BELFAST'S proud history of producing some of the world’s best in electronic music and production goes back to nearly half a century. From David Holmes to Bicep, the capital has long been home to some of the best international talents that are on offer in the vast genre – and this week, another storied institution within the scene announced its return.
AVA Festival, which was forced into a Covid hiatus last year, announced its return in sweeping fashion with a huge line-up of artists from all over the world. With its reputation for packing out venues, weekend-long parties and sweat-inducing memories, AVA has come to represent the best of what makes Belfast and Northern Ireland a powerhouse in electronic music – a grassroots organisation that is artist-led and continually exceeds the expectations of an independent arts festival. Its line-up announcement will be a welcome sight to the thousands of ticket sellers around the globe who attend every year.

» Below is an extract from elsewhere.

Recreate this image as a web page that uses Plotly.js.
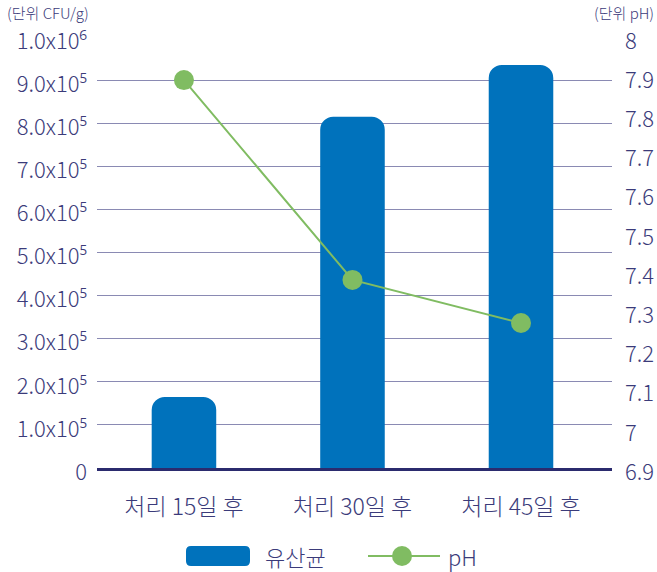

And while AVA will rely on the speedy distribution of vaccines to proceed unhindered, things look positive – Irish and UK tours from New Pagans, NewDad, Pillow Queens and more were announced in the last few weeks, indicating a strengthening return of the live sector. Those who will make their way to AVA this year will be treated to a mix of producers, DJ’s and rap acts such as Gemma Dunleavy, Leo Miyagee, Mount Palomar, Kojaque, Jada G and more.
Keeping in the vein of electronica and production, a particular shout out that was overlooked last week needs to go out to Gilmore’. The Bangor-based musician released his latest track ‘Here’ in association with the Oh Yeah Centre’s ‘Scratch My Progress’ talent development program. At only 17-years-old, Gilmore’ has demonstrated himself to be one of the more forward-thinking, imaginative and talented young producers and writers in the country. Combining Garage, Drum and Bass, Dance and House with alternative found sounds, ‘Here’ has been a runaway train of an earworm in my head for the past week. Check him out online asap.

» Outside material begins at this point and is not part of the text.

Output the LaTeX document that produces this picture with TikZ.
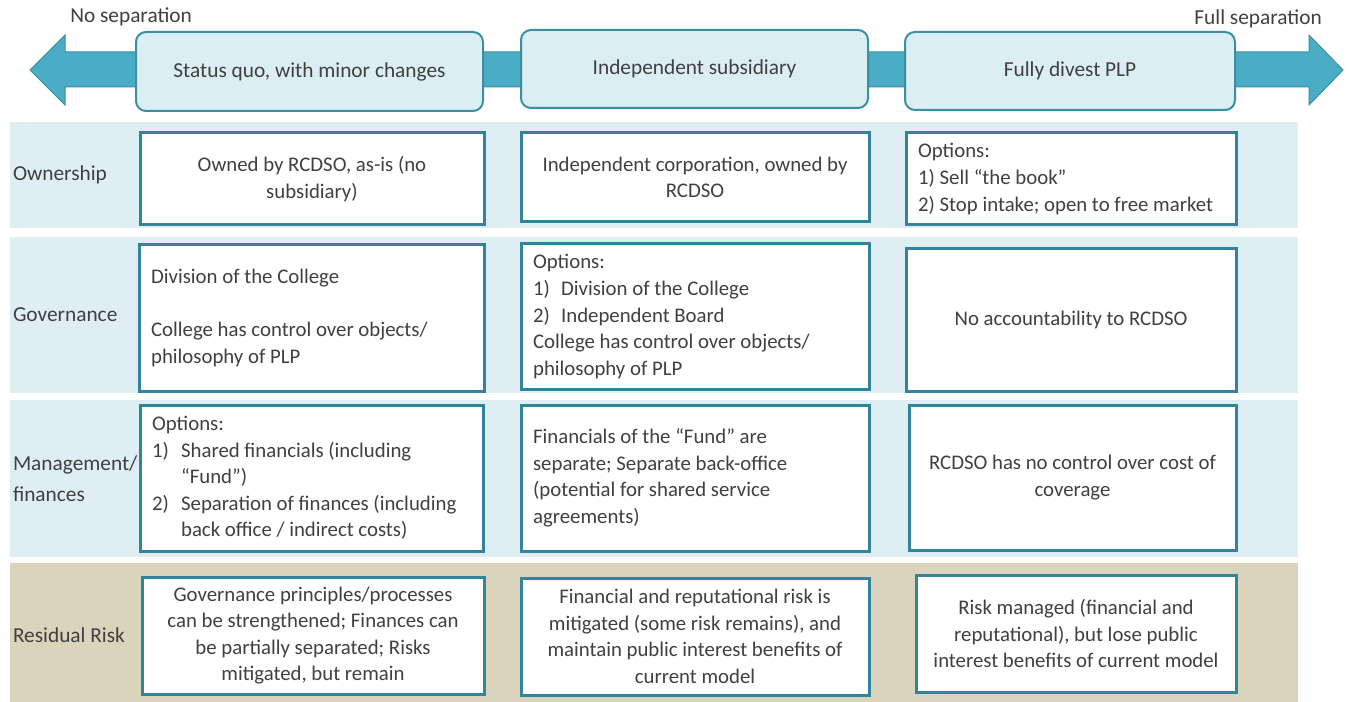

Heading to Dublin for a while, the attempted accolades continue to pile up for Fontaines D.C. – their brand of post-punk that channels The Clash as much as The Pogues has continued to strike chords following the release of their second album ‘A Hero’s Death’. With a Grammy nomination under their belt, the Dublin quintet can now also count a BRIT nomination for ‘Best International Group’ on their proverbial belts. Best of luck to the lads in the hope that their next award does not allude them as all previous have done.
And in independent news, national broadcaster Today FM gets some extra karma points following the announcement of a new show that will focus on bringing contemporary Irish music to a broader listener base. While specialist presenters such as John Barker, Gemma Bradley and Dan Hegarty have long flown the flag of Irish artists on the biggest station in the country, the recent closure of the DAB PlayIrish was a blow to grassroots artists, who will welcome the news of the new broadcasts presented by DJ Fergal D’Arcy. The show, which is titled All Irish, will go out every Sunday between 8-9 am on Today FM and is an excellent step in the right direction to promote local creatives nationally.
On the subject of independent artists, the announcement of a new musicians union Praxis will be welcomed by anyone with sense on the island. Launched officially on March 30th, Praxis will look to tackle public funding barriers, living wage guarantees and creator security. With an aim in uniting artists across all disciplines, including visual art, theatre, literature, comedy, dance, circus, and craft, among others, to improve their living and working conditions, Praxis launched its online platform this week for all to check out.
Spotlight on this week's releases goes on several tracks. First off is the space-age desert rock of the new Dunx track ‘One Of Us’, which channels 60s rock vocals on a miasmic guitar-driven romper. Then Pretty Happy treated us with Sea Sea Sea, which blends found recordings with post-punk basslines, beach rock tones and a chaotic wall of vocals. I love it dearly.
And for those who have just a bit too much on their plate then I thoroughly recommend Deep Sleep from Comrade Hat. The last single before the release of his second album, it's a gorgeous meander of a track down an arid, psychedelic siesta that will put your mind gloriously at ease.